However, the rapid rise of digitization and online banking in the last few years has given a whole new dimension to frauds occurring in the banking sector. This has now become a growing issue with severe consequences for the banking industry in terms of heavy financial losses and dwindling credibility.

A survey conducted by PwC indicated financial losses of a whopping $42B over the past 24 months alone.

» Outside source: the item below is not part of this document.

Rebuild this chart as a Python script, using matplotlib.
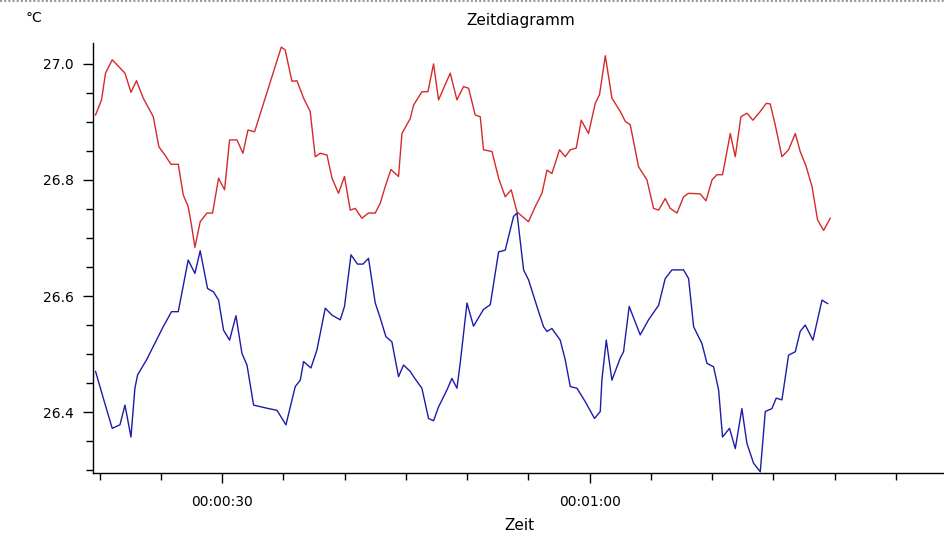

What’s more worrying is that out of all the financial institutions surveyed, only a little over half said that they detected or investigated their fraud incidents.

To this end, this blog explores fraud detection in the banking sector, common types of fraud in banking, and how intelligent fraud detection works in the banking industry.

What is Intelligent Fraud Detection in Banking?

The ever-growing integration of artificial intelligence or AI into an increasing number of banking systems is well-known.

Intelligent fraud detection in banking refers to the use of these AI-based systems and intelligent algorithms to spot anomalies and fraudulent information quickly to help banks reduce losses and increase productivity in the long run.

An example of this is the deployment of AI and ML systems such as image forensics AI into banking payment channels. The system can detect forgeries, alterations, and counterfeits from simply images of checks and makes it possible to spot and stop instances of fraud efficiently.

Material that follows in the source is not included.